Only a handful of pension providers have adapted their systems to allow people to use the Pension Advice Allowance.
The pension advice allowance, introduced in April, allows pension savers to take £500 tax-free from their retirement funds to help pay for the costs of financial advice.
The providers not planning to offer this service cite a lack of demand either from advisers or from their clients to pay for advice this way. I have spoken to a few advisers and the consensus confirms a reluctance to get involved.
It would seem that setting a cap of £500 on the tax-break is seen as setting a cap on the cost of advice. Few advisers submit bills to clients which are less than £500. Then again , few advisers submit bills, most make their money from ad valorem fees from “money under advice”. The bill is a cumbersome means of alerting customers to the true cost of advice. The pension advice allowance is perilously close to being a bill.

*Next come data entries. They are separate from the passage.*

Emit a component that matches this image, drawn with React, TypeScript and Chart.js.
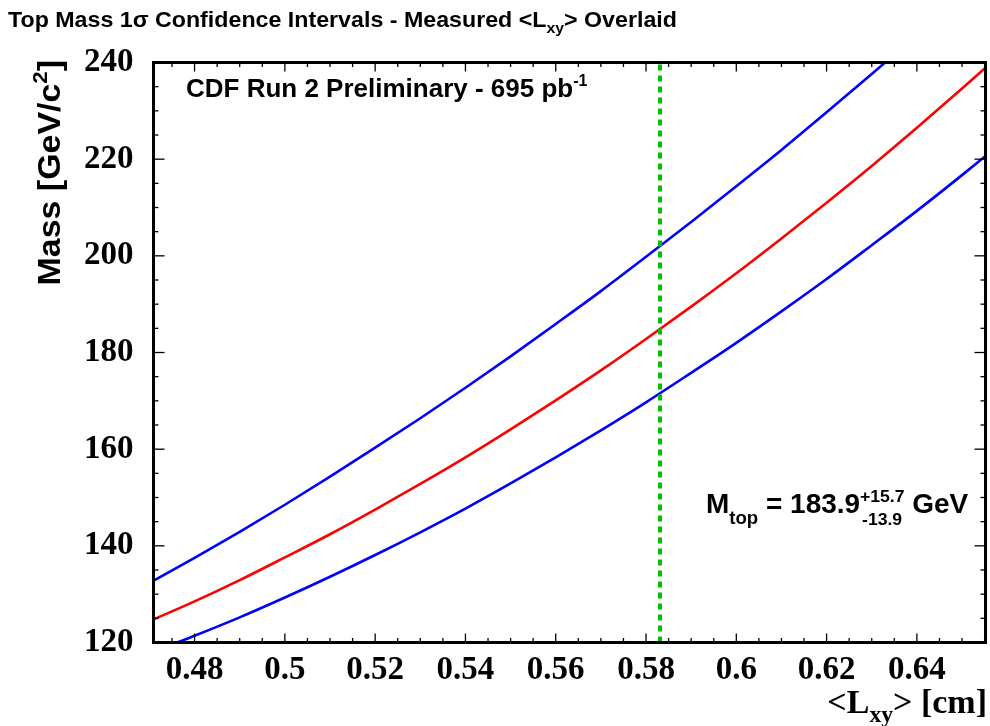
import React, { useEffect, useRef } from "react";
import { Chart, registerables } from "chart.js";

Chart.register(...registerables);

// ---- data ----
const lxyValues = [0.47, 0.48, 0.49, 0.5, 0.51, 0.52, 0.53, 0.54, 0.55, 0.56, 0.57, 0.58, 0.59, 0.6, 0.61, 0.62, 0.63, 0.64, 0.65, 0.66];
const massCentral = [124.4, 128.5, 132.9, 137.6, 142.4, 147.5, 152.8, 158.3, 164.1, 170.1, 176.3, 182.8, 189.5, 196.4, 203.6, 211.0, 218.6, 226.5, 234.6, 242.9];
const massUpper = [132.3, 137.5, 142.9, 148.5, 154.3, 160.3, 166.4, 172.7, 179.2, 185.9, 192.7, 199.8, 207.0, 214.4, 221.9, 229.7, 237.6, 245.7, 254.0, 262.5];
const massLower = [117.8, 121.4, 125.2, 129.3, 133.6, 138.1, 142.8, 147.7, 152.9, 158.3, 163.9, 169.7, 175.8, 182.0, 188.5, 195.2, 202.2, 209.3, 216.7, 224.3];
const measuredLxy = 0.5831;

const xTickValues = [0.48, 0.5, 0.52, 0.54, 0.56, 0.58, 0.6, 0.62, 0.64];
const xTickLabels = ["0.48", "0.5", "0.52", "0.54", "0.56", "0.58", "0.6", "0.62", "0.64"];
const yTickValues = [120, 140, 160, 180, 200, 220, 240];
const yTickLabels = ["120", "140", "160", "180", "200", "220", "240"];

const xMin = 0.4709;
const xMax = 0.6552;
const yMin = 120;
const yMax = 240;
const xMinorStep = 0.005;
const yMinorStep = 5;

const SANS = "'Liberation Sans', Arial, sans-serif";
const SERIF = "'Liberation Serif', 'Times New Roman', serif";

type Part = { t: string; size: number; dy: number; font: string; dx?: number; noAdvance?: boolean };

function drawRun(ctx: CanvasRenderingContext2D, parts: Part[], x: number, y: number, align: "left" | "right" = "left", sx = 1) {
  ctx.textAlign = "left";
  ctx.textBaseline = "alphabetic";
  let total = 0;
  const widths = parts.map((p) => {
    ctx.font = `bold ${p.size}px ${p.font}`;
    const w = ctx.measureText(p.t).width * sx;
    if (!p.noAdvance) total += w;
    return w;
  });
  let cx = align === "left" ? x : x - total;
  parts.forEach((p, i) => {
    ctx.font = `bold ${p.size}px ${p.font}`;
    ctx.save();
    ctx.translate(cx + (p.dx || 0), y + p.dy);
    ctx.scale(sx, 1);
    ctx.fillText(p.t, 0, 0);
    ctx.restore();
    if (!p.noAdvance) cx += widths[i];
  });
  return total;
}

const decorPlugin = {
  id: "decor",
  afterDatasetsDraw(chart: any) {
    const { ctx, chartArea: a, scales } = chart;
    const xs = scales.x;
    const ys = scales.y;
    ctx.save();
    ctx.strokeStyle = "#000";
    ctx.fillStyle = "#000";
    ctx.lineWidth = 1.3;
    const seg = (x1: number, y1: number, x2: number, y2: number) => {
      ctx.beginPath();
      ctx.moveTo(x1, y1);
      ctx.lineTo(x2, y2);
      ctx.stroke();
    };
    // x ticks (bottom and top)
    for (let i = Math.ceil(xMin / xMinorStep); i <= Math.floor(xMax / xMinorStep); i++) {
      const px = xs.getPixelForValue(i * xMinorStep);
      const len = i % 4 === 0 ? 9 : 4.5;
      seg(px, a.bottom, px, a.bottom - len);
      seg(px, a.top, px, a.top + len);
    }
    // y ticks (left and right)
    for (let i = Math.ceil(yMin / yMinorStep); i <= Math.floor(yMax / yMinorStep); i++) {
      const py = ys.getPixelForValue(i * yMinorStep);
      const len = i % 4 === 0 ? 11 : 5;
      seg(a.left, py, a.left + len, py);
      seg(a.right, py, a.right - len, py);
    }
    // frame
    ctx.lineWidth = 3;
    ctx.strokeRect(a.left, a.top, a.right - a.left, a.bottom - a.top);

    // title
    drawRun(ctx, [
      { t: "Top Mass 1\u03c3 Confidence Intervals - Measured <L", size: 22, dy: 0, font: SANS },
      { t: "xy", size: 15, dy: 6, font: SANS },
      { t: "> Overlaid", size: 22, dy: 0, font: SANS },
    ], 8, 27, "left", 1.055);

    // CDF label
    drawRun(ctx, [
      { t: "CDF Run 2 Preliminary - 695 pb", size: 26, dy: 0, font: SANS },
      { t: "-1", size: 16, dy: -11, font: SANS },
    ], 186, 97);

    // M_top label
    drawRun(ctx, [
      { t: "M", size: 27, dy: 0, font: SANS },
      { t: "top", size: 18, dy: 11, font: SANS },
      { t: " = 183.9", size: 27, dy: 0, font: SANS },
      { t: "-13.9", size: 17, dy: 12, font: SANS, dx: 2, noAdvance: true },
      { t: "+15.7", size: 17, dy: -11, font: SANS },
      { t: " GeV", size: 27, dy: 0, font: SANS },
    ], 706, 513, "left", 1.035);

    // x axis title
    drawRun(ctx, [
      { t: "<L", size: 33, dy: 0, font: SERIF },
      { t: "xy", size: 23, dy: 9, font: SERIF },
      { t: "> [cm]", size: 33, dy: 0, font: SERIF },
    ], 987, 713, "right", 1.03);

    // y axis title (rotated, aligned to the top)
    ctx.save();
    ctx.translate(60, 60);
    ctx.rotate(-Math.PI / 2);
    drawRun(ctx, [
      { t: "Mass [GeV/c", size: 32, dy: 0, font: SANS },
      { t: "2", size: 21, dy: -13, font: SANS },
      { t: "]", size: 32, dy: 0, font: SANS },
    ], 0, 0, "right", 1.06);
    ctx.restore();

    ctx.restore();
  },
};

export default function App() {
  const ref = useRef<HTMLCanvasElement | null>(null);
  useEffect(() => {
    document.body.style.margin = "0";
    const canvas = ref.current;
    if (!canvas) return;
    const mk = (ys: number[]) => lxyValues.map((x, i) => ({ x, y: ys[i] }));
    const chart = new Chart(canvas, {
      type: "line",
      data: {
        datasets: [
          {
            data: [{ x: measuredLxy, y: yMin }, { x: measuredLxy, y: yMax }],
            borderColor: "#00c000",
            borderWidth: 4,
            borderDash: [6, 5],
            pointRadius: 0,
            order: 0,
          },
          { data: mk(massUpper), borderColor: "#0000ff", borderWidth: 2.6, pointRadius: 0, cubicInterpolationMode: "monotone", order: 1 },
          { data: mk(massCentral), borderColor: "#ff0000", borderWidth: 2.6, pointRadius: 0, cubicInterpolationMode: "monotone", order: 1 },
          { data: mk(massLower), borderColor: "#0000ff", borderWidth: 2.6, pointRadius: 0, cubicInterpolationMode: "monotone", order: 1 },
        ] as any,
      },
      options: {
        animation: false,
        responsive: false,
        layout: { padding: { top: 62.5, right: 4.5, left: 0, bottom: 0 } },
        plugins: { legend: { display: false }, tooltip: { enabled: false }, title: { display: false } },
        elements: { line: { fill: false } },
        datasets: { line: { clip: 0 } } as any,
        scales: {
          x: {
            type: "linear",
            min: xMin,
            max: xMax,
            grid: { display: false, drawTicks: false },
            border: { display: false },
            afterBuildTicks: (s: any) => {
              s.ticks = xTickValues.map((v) => ({ value: v }));
            },
            afterFit: (s: any) => {
              s.height = 83.5;
            },
            ticks: {
              autoSkip: false,
              maxRotation: 0,
              padding: 8,
              color: "#000",
              font: { family: "'Liberation Serif'", weight: "bold", size: 33 },
              callback: (_v: any, i: number) => xTickLabels[i],
            },
          },
          y: {
            type: "linear",
            min: yMin,
            max: yMax,
            grid: { display: false, drawTicks: false },
            border: { display: false },
            afterBuildTicks: (s: any) => {
              s.ticks = yTickValues.map((v) => ({ value: v }));
            },
            afterFit: (s: any) => {
              s.width = 153.5;
            },
            ticks: {
              autoSkip: false,
              padding: 20,
              color: "#000",
              font: { family: "'Liberation Serif'", weight: "bold", size: 33 },
              callback: (_v: any, i: number) => yTickLabels[i],
            },
          },
        },
      },
      plugins: [decorPlugin],
    } as any);
    return () => chart.destroy();
  }, []);
  return (
    <div style={{ width: 990, height: 726, background: "#fff" }}>
      <canvas ref={ref} width={990} height={726} style={{ display: "block" }} />
    </div>
  );
}
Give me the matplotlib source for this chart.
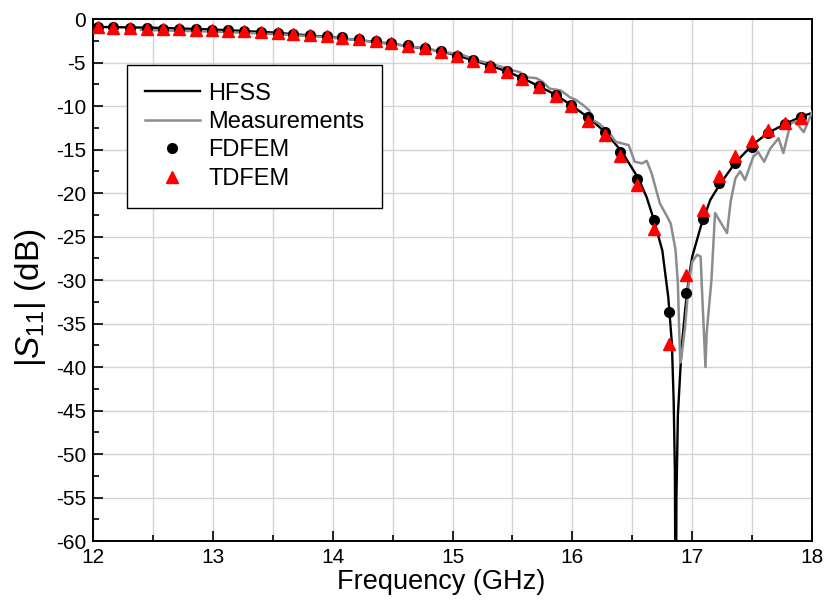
import numpy as np
import matplotlib
matplotlib.use("Agg")
import matplotlib.pyplot as plt
from matplotlib.ticker import MultipleLocator
from matplotlib import font_manager

plt.rcParams['font.family'] = ['Liberation Sans', 'DejaVu Sans']
plt.rcParams['axes.unicode_minus'] = False
plt.rcParams['mathtext.fontset'] = 'custom'
plt.rcParams['mathtext.rm'] = 'Liberation Sans'

# pick an available italic sans face for the italic S
_pref = ['Arimo', 'Liberation Sans', 'Arial', 'Helvetica', 'Nimbus Sans', 'Noto Sans',
         'Open Sans', 'Roboto', 'Lato', 'Inter', 'Source Sans 3', 'Source Sans Pro',
         'PT Sans', 'Fira Sans', 'DejaVu Sans']
_faces = [f for f in font_manager.fontManager.ttflist
          if f.style in ('italic', 'oblique') and f.weight == 400]
_it = None
for _name in _pref:
    _m = [f for f in _faces if f.name == _name]
    if _m:
        _it = f'{_name}:style={_m[0].style}'
        break
if _it is None:
    _m = [f for f in _faces if 'Sans' in f.name]
    if _m:
        _it = f'{_m[0].name}:style={_m[0].style}'
plt.rcParams['mathtext.it'] = _it or 'Liberation Sans'

# HFSS (smooth simulation curve)
hfss_f = [12.0, 12.5, 13.0, 13.5, 14.0, 14.5, 14.9, 15.05, 15.2, 15.3, 15.45, 15.6,
          15.73, 15.86, 16.0, 16.13, 16.27, 16.41, 16.55, 16.62, 16.68, 16.75, 16.80,
          16.83, 16.845, 16.855, 16.862, 16.868, 16.88, 16.91, 16.94, 16.97, 17.0, 17.07,
          17.15, 17.23, 17.36, 17.5, 17.63, 17.77, 17.91, 18.0]
hfss_db = [-0.9, -1.0, -1.2, -1.55, -2.1, -2.85, -3.7, -4.25, -4.85, -5.3, -6.0, -6.9,
           -7.8, -8.7, -10.0, -11.3, -12.95, -15.2, -18.3, -20.5, -23.1, -26.6, -32.0,
           -37.3, -44.0, -52.0, -75.0, -55.0, -45.5, -38.0, -33.5, -29.8, -27.3, -23.9,
           -20.8, -19.0, -16.5, -14.5, -13.1, -12.1, -11.2, -10.8]

# Measurements
meas_f = [12.40, 12.70, 13.00, 13.30, 13.60, 13.90, 14.20, 14.40, 14.60, 14.80, 15.00,
          15.06, 15.20, 15.31, 15.45, 15.50, 15.56, 15.62, 15.70, 15.75, 15.81, 15.90,
          15.98, 16.03, 16.09, 16.14, 16.17, 16.22, 16.31, 16.36, 16.47, 16.52, 16.58,
          16.62, 16.66, 16.73, 16.79, 16.82, 16.86, 16.88, 16.89, 16.90, 16.91, 16.94,
          16.97, 17.00, 17.04, 17.07, 17.08, 17.11, 17.12, 17.16, 17.19, 17.29, 17.32,
          17.36, 17.40, 17.44, 17.51, 17.55, 17.60, 17.65, 17.72, 17.76, 17.82, 17.86,
          17.93, 18.00]
meas_db = [-1.25, -1.35, -1.45, -1.6, -1.8, -2.05, -2.4, -2.75, -3.05, -3.45, -3.95,
           -4.0, -4.75, -5.1, -5.67, -5.9, -6.1, -6.7, -6.8, -7.2, -8.0, -8.2,
           -9.0, -9.3, -9.9, -10.5, -11.6, -12.0, -13.1, -14.1, -14.5, -16.4, -16.6,
           -16.3, -17.7, -21.2, -22.7, -23.5, -26.5, -30.4, -35.4, -39.5, -38.8, -35.4,
           -30.4, -27.9, -27.1, -27.3, -30.8, -40.0, -36.1, -30.0, -22.3, -24.6, -21.0,
           -18.3, -17.5, -18.5, -15.8, -15.3, -16.4, -14.9, -13.7, -15.4, -12.0, -11.8,
           -13.0, -10.7]

# FDFEM / TDFEM sample points
fem_f = [12.04, 12.17, 12.31, 12.45, 12.58, 12.72, 12.86, 12.99, 13.13, 13.26, 13.40,
         13.54, 13.67, 13.81, 13.95, 14.08, 14.22, 14.36, 14.49, 14.63, 14.77, 14.90,
         15.04, 15.17, 15.31, 15.45, 15.58, 15.72, 15.86, 15.99, 16.13, 16.27, 16.40,
         16.54, 16.68, 16.81, 16.95, 17.09, 17.22, 17.36, 17.50, 17.63, 17.77, 17.91]
fdfem_db = [-0.9, -0.95, -1.0, -1.05, -1.1, -1.12, -1.17, -1.22, -1.3, -1.38, -1.47,
            -1.57, -1.67, -1.8, -1.95, -2.1, -2.3, -2.5, -2.75, -3.0, -3.3, -3.7,
            -4.2, -4.75, -5.35, -6.0, -6.8, -7.7, -8.7, -9.9, -11.3, -13.0, -15.3,
            -18.4, -23.1, -33.7, -31.5, -23.0, -18.9, -16.5, -14.7, -13.1, -12.1, -11.3]
tdfem_db = [-0.95, -1.0, -1.05, -1.1, -1.15, -1.17, -1.22, -1.27, -1.35, -1.43, -1.52,
            -1.62, -1.72, -1.85, -2.0, -2.15, -2.35, -2.55, -2.8, -3.05, -3.35, -3.75,
            -4.25, -4.8, -5.4, -6.05, -6.9, -7.8, -8.8, -10.05, -11.7, -13.3, -15.8,
            -19.1, -24.1, -37.3, -29.4, -22.0, -18.1, -15.7, -14.0, -12.7, -12.0, -11.4]

xticks = [12, 13, 14, 15, 16, 17, 18]
yticks = [0, -5, -10, -15, -20, -25, -30, -35, -40, -45, -50, -55, -60]

fig = plt.figure(figsize=(8.27, 6.02), dpi=100)
ax = fig.add_axes([0.1125, 0.1013, 0.8695, 0.8671])

ax.plot(hfss_f, hfss_db, color='black', lw=1.7, label='HFSS', zorder=3)
ax.plot(meas_f, meas_db, color='#8c8c8c', lw=1.8, label='Measurements', zorder=4)
ax.plot(fem_f, fdfem_db, ls='none', marker='o', ms=7, color='black', label='FDFEM', zorder=5)
ax.plot(fem_f, tdfem_db, ls='none', marker='^', ms=8, color='red', mec='red', label='TDFEM', zorder=6)

ax.set_xlim(12, 18)
ax.set_ylim(-60, 0)
ax.set_xticks(xticks)
ax.set_yticks(yticks)
ax.xaxis.set_minor_locator(MultipleLocator(0.5))
ax.yaxis.set_minor_locator(MultipleLocator(2.5))
ax.grid(True, which='major', axis='both', color='#d4d4d4', lw=1.0, zorder=0)
ax.grid(True, which='minor', axis='x', color='#d4d4d4', lw=1.0, zorder=0)
ax.set_axisbelow(True)
ax.tick_params(which='major', direction='in', length=7, width=1.2, labelsize=15,
               top=False, right=False, pad=5)
ax.tick_params(which='minor', direction='in', length=4.5, width=1.2, top=False, right=False)
for s in ax.spines.values():
    s.set_linewidth(1.4)

ax.set_xlabel('Frequency (GHz)', fontsize=19.5)
ax.xaxis.set_label_coords(0.484, -0.053)
ax.set_ylabel(r'|$S_{11}$| (dB)', fontsize=24)
ax.yaxis.set_label_coords(-0.062, 0.466)

leg = ax.legend(loc='upper left', bbox_to_anchor=(0.047, 0.912), fontsize=17,
                frameon=True, fancybox=False, edgecolor='black', framealpha=1,
                numpoints=1, handlelength=2.35, handletextpad=0.35,
                labelspacing=0.27, borderpad=0.75, borderaxespad=0)
leg.get_frame().set_linewidth(1.0)

fig.savefig('out.png', dpi=100)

Not only does direct disclosure upset the frictionless charging of “ad valorems” but it creates unwelcome administrative complexities between providers and advisers. Providers need to evidence that the money is for work carried out on the provider’s product and verifying this can be problematic. The policing of this service will only be called into question when it is abused, quite properly some providers consider this a risk with little reward.
But beyond the commercial considerations, there is a wider and more important question here. Are the people who the Government want to take and pay for financial advice, interested in doing so. It is easy for white-collar civil servants and those in think-tanks to suppose they should, but there is little evidence that many of the 7m new pension savers we have in this country share that view. The only time that ordinary people pay professionals substantial amounts is when buying a property. The conventions surrounding a property purchase include substantial up front payments of which a professional bill is only one. We are a long way from any such convention at retirement.
This is of critical importance to understand. While we consider where we live our property, we do not consider our state pension our property , nor the string of payments from an annuity or indeed the payment of an occupational pension. This is because we do not have the rights to sell on the pension.
The pension freedoms have created a property market in deferred pensions, whether the pension is explicit (the defined benefit) or implicit (the defined contribution) and in making decisions whether to swap DC for annuity or maintain DB as a pension, we are taking decisions every bit as momentous as purchasing a property,
Indeed it could be argued that the chances of buying a dud property because of lack of conveyancing are a lot lower than the chances of investing in a pension scam without advice. A recent report by the Financial Conduct Authority found many over-55s making the most of the pension freedoms were acting without the help of an adviser, were at risk of high charges or poor decisions.
The obvious conclusion is that anyone taking decisions on their pension property rights should be required to use a regulated adviser just as anyone making a house purchase is required to use a solicitor.
There is a strong case to make those taking pension decision take professional advice
Yet we know this will not happen. It won’t happen for political reasons (it would be very unpopular) and it won’t happen because there aren’t enough advisers to go round.
Even if Government mandated that a decent slice of a pension pot (say £2500) could be used to get advice, nothing much would change (other than those already tax-relief advantaged would get yet more tax exemptions.
I am a former financial adviser and I can see no possible way of making compulsory financial advice at retirement work.
There is a stronger case for making at retirement decisions easier.
The obvious answer to the problems considered by the FCA in the Financial Advice Market Review (and the recent research mentioned above) is to make it easier for people to make good if not brilliant financial decisions.
We cannot all be our own Warren Buffets, our own chief investment officers. Most of us want to swap the money we have saved for a sensible plan to spend it. The annuity used to be a no-brainer product but it no longer makes sense – for most people. It has stopped being the default product just as Defined Benefit Schemes are no longer the default retirement savings plan.
We have replaced the old certainties, discredited as they are perceived to be, with the freedom to do what you want, but no framework in which to take those decisions (despite the best efforts of Pensions Wise).
It is time to look at the failure to role out the Pension Advice Allowance, not as a failure of providers and advisers but a failure of the system. It simply should not need a professional adviser to lay out at retirement options in a way that makes one a default.
We need a better product for those who do not want to pay for advice, a product that instinctively makes sense for the masses (like me) who do not want a DIY approach to retirement planning. I believe such a product is out there waiting to be built. It is not called “annuity”, “bank account” or “SIPP drawdown”, it is called a pension.